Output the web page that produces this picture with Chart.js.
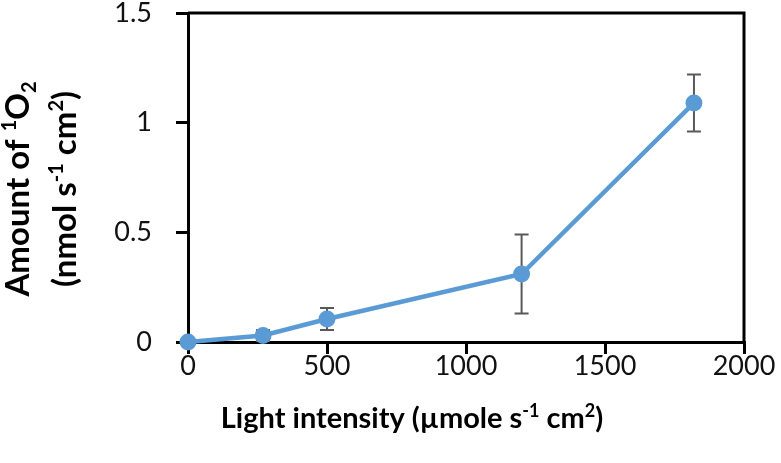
<!DOCTYPE html>
<html>
<head>
<meta charset="utf-8">
<script src="https://cdn.jsdelivr.net/npm/chart.js@4.4.1/dist/chart.umd.min.js"></script>
<style>
  html, body { margin: 0; padding: 0; background: #fff; }
  #wrap { width: 781px; height: 463px; position: relative; }
</style>
</head>
<body>
<div id="wrap"><canvas id="chart"></canvas></div>
<script>
// light intensity (x) and 1O2 amount (y) with error bars
var intensity = [0, 270, 500, 1200, 1820];
var amount = [0, 0.03, 0.105, 0.31, 1.09];
var amountErr = [0, 0.025, 0.05, 0.18, 0.13];
var xTicks = [0, 500, 1000, 1500, 2000];
var yTicks = [0, 0.5, 1, 1.5];

var FONT = 'Lato, "Liberation Sans", sans-serif';
var blue = '#5b9bd5';

// draws text made of pieces, some raised or lowered
function richWidth(ctx, parts, size) {
  var w = 0;
  parts.forEach(function (p) {
    ctx.font = 'bold ' + (p.s ? Math.round(size * 0.62) : size) + 'px ' + FONT;
    w += ctx.measureText(p.t).width;
  });
  return w;
}
function drawRich(ctx, parts, cx, baseY, size) {
  var x = cx - richWidth(ctx, parts, size) / 2;
  ctx.textAlign = 'left';
  ctx.textBaseline = 'alphabetic';
  parts.forEach(function (p) {
    var sz = p.s ? Math.round(size * 0.62) : size;
    ctx.font = 'bold ' + sz + 'px ' + FONT;
    var dy = p.s === 'up' ? -size * 0.38 : (p.s === 'down' ? size * 0.2 : 0);
    ctx.fillText(p.t, x, baseY + dy);
    x += ctx.measureText(p.t).width;
  });
}

var xTitle = [{t: 'Light intensity (\u00b5mole s'}, {t: '-1', s: 'up'}, {t: ' cm'}, {t: '2', s: 'up'}, {t: ')'}];
var yTitle1 = [{t: 'Amount of '}, {t: '1', s: 'up'}, {t: 'O'}, {t: '2', s: 'down'}];
var yTitle2 = [{t: '(nmol s'}, {t: '-1', s: 'up'}, {t: ' cm'}, {t: '2', s: 'up'}, {t: ')'}];

var extras = {
  id: 'extras',
  beforeDatasetsDraw: function (chart) {
    var ctx = chart.ctx, a = chart.chartArea;
    var xs = chart.scales.x, ys = chart.scales.y;
    ctx.save();
    // box around the plot
    ctx.strokeStyle = '#000';
    ctx.lineWidth = 3;
    ctx.beginPath();
    ctx.moveTo(a.left, a.top);
    ctx.lineTo(a.right, a.top);
    ctx.lineTo(a.right, a.bottom);
    ctx.stroke();
    // error bars
    ctx.strokeStyle = '#595959';
    ctx.lineWidth = 2;
    for (var i = 0; i < intensity.length; i++) {
      if (!amountErr[i]) continue;
      var px = xs.getPixelForValue(intensity[i]);
      var top = ys.getPixelForValue(amount[i] + amountErr[i]);
      var bot = ys.getPixelForValue(amount[i] - amountErr[i]);
      ctx.beginPath();
      ctx.moveTo(px, top); ctx.lineTo(px, bot);
      ctx.moveTo(px - 7, top); ctx.lineTo(px + 7, top);
      ctx.moveTo(px - 7, bot); ctx.lineTo(px + 7, bot);
      ctx.stroke();
    }
    ctx.restore();
  },
  afterDraw: function (chart) {
    var ctx = chart.ctx;
    ctx.save();
    ctx.fillStyle = '#000';
    drawRich(ctx, xTitle, 412, 428, 29);
    ctx.translate(0, 189);
    ctx.rotate(-Math.PI / 2);
    drawRich(ctx, yTitle1, 0, 29, 33);
    drawRich(ctx, yTitle2, 0, 76, 33);
    ctx.restore();
  }
};

var ctx = document.getElementById('chart').getContext('2d');
new Chart(ctx, {
  type: 'scatter',
  data: {
    datasets: [{
      data: intensity.map(function (v, i) { return {x: v, y: amount[i]}; }),
      showLine: true,
      clip: false,
      borderColor: blue,
      backgroundColor: blue,
      borderWidth: 4.5,
      pointRadius: 8.5,
      pointHoverRadius: 8.5,
      pointBorderWidth: 0
    }]
  },
  options: {
    responsive: true,
    maintainAspectRatio: false,
    animation: false,
    layout: { padding: { top: 13, right: 37, left: 0, bottom: 0 } },
    plugins: { legend: { display: false }, tooltip: { enabled: false } },
    scales: {
      x: {
        type: 'linear',
        min: 0, max: 2000,
        afterFit: function (s) { s.height = 121; s.paddingLeft = 0; s.paddingRight = 0; },
        afterBuildTicks: function (s) { s.ticks = xTicks.map(function (v) { return {value: v}; }); },
        ticks: {
          padding: -4,
          color: '#111',
          font: { family: FONT, size: 27 },
          callback: function (v) { return String(v); }
        },
        grid: { drawOnChartArea: false, drawTicks: true, tickLength: 12, color: '#000', lineWidth: 3 },
        border: { color: '#000', width: 3 }
      },
      y: {
        min: 0, max: 1.5,
        afterFit: function (s) { s.width = 188; s.paddingTop = 0; s.paddingBottom = 0; },
        afterBuildTicks: function (s) { s.ticks = yTicks.map(function (v) { return {value: v}; }); },
        ticks: {
          padding: 24,
          color: '#111',
          font: { family: FONT, size: 27 },
          callback: function (v) { return String(v); }
        },
        grid: { drawOnChartArea: false, drawTicks: true, tickLength: 12, color: '#000', lineWidth: 3 },
        border: { color: '#000', width: 3 }
      }
    }
  },
  plugins: [extras]
});
</script>
</body>
</html>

## DIRECTIVE:
Every line of the listing that holds "with" should be found and copied.

## SOLVED EXERCISE:
Output the web page that produces this picture with Chart.js.
// light intensity (x) and 1O2 amount (y) with error bars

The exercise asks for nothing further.